Replicate's pricing model: per-second GPU time, not per-token
Every other major inference API in this comparison set (OpenAI, Anthropic, Fireworks, Together, Groq for LLMs) bills primarily on **tokens in / tokens out**. Replicate doesn't. Replicate bills on **wall-clock seconds of GPU time** the model spends executing your prediction, multiplied by the per-second rate of the GPU class the model runs on. A FLUX.1 image that takes **3.2 seconds** on an Nvidia L40S at roughly **$0.000975/sec** costs about **$0.003** for that image. An SDXL generation that takes **6 seconds** on the same hardware costs about **$0.006**. A Llama 3.3 70B completion that runs **12 seconds** on an A100 (~$0.001400/sec) costs about **$0.017** for that call.

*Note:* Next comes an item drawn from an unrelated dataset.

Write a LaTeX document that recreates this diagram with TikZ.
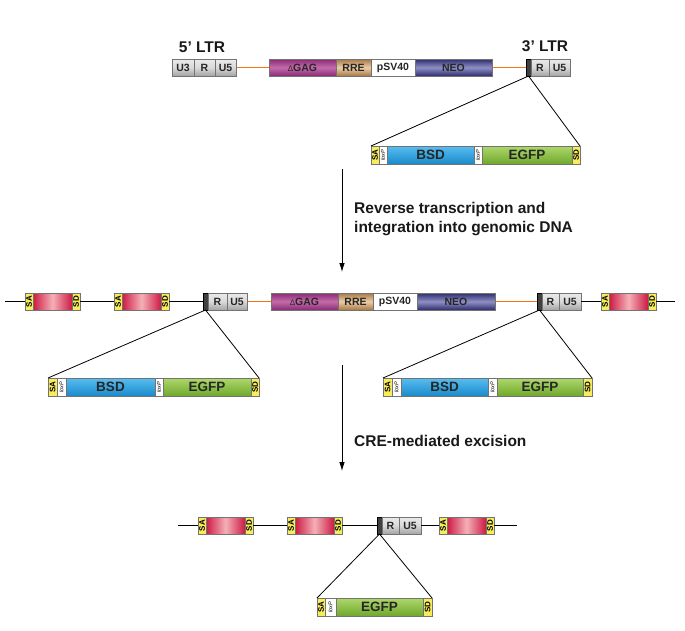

This changes rate-limit planning fundamentally. On OpenAI, your bill scales with output length. On Replicate, **your bill scales with how long the model is running** — which is a function of (a) input size, (b) sampler steps or generation tokens, (c) which GPU class it's on, and (d) the model's underlying efficiency. A poorly-tuned prompt that requires 50 sampler steps to converge costs 2.5x what a well-tuned prompt requiring 20 steps costs, on the exact same hardware. Steps and tokens are levers; so is GPU class selection.
For LLMs hosted on Replicate (Llama family, Qwen family, DeepSeek family, Mistral family) the bill is sometimes computed as **per output token** for the most popular hosted versions and **per second of GPU time** for the long tail. Check each model's page — the pricing block at the top of replicate.com/<owner>/<model> shows the billing unit explicitly. For image and video models the answer is almost always per-second of GPU time.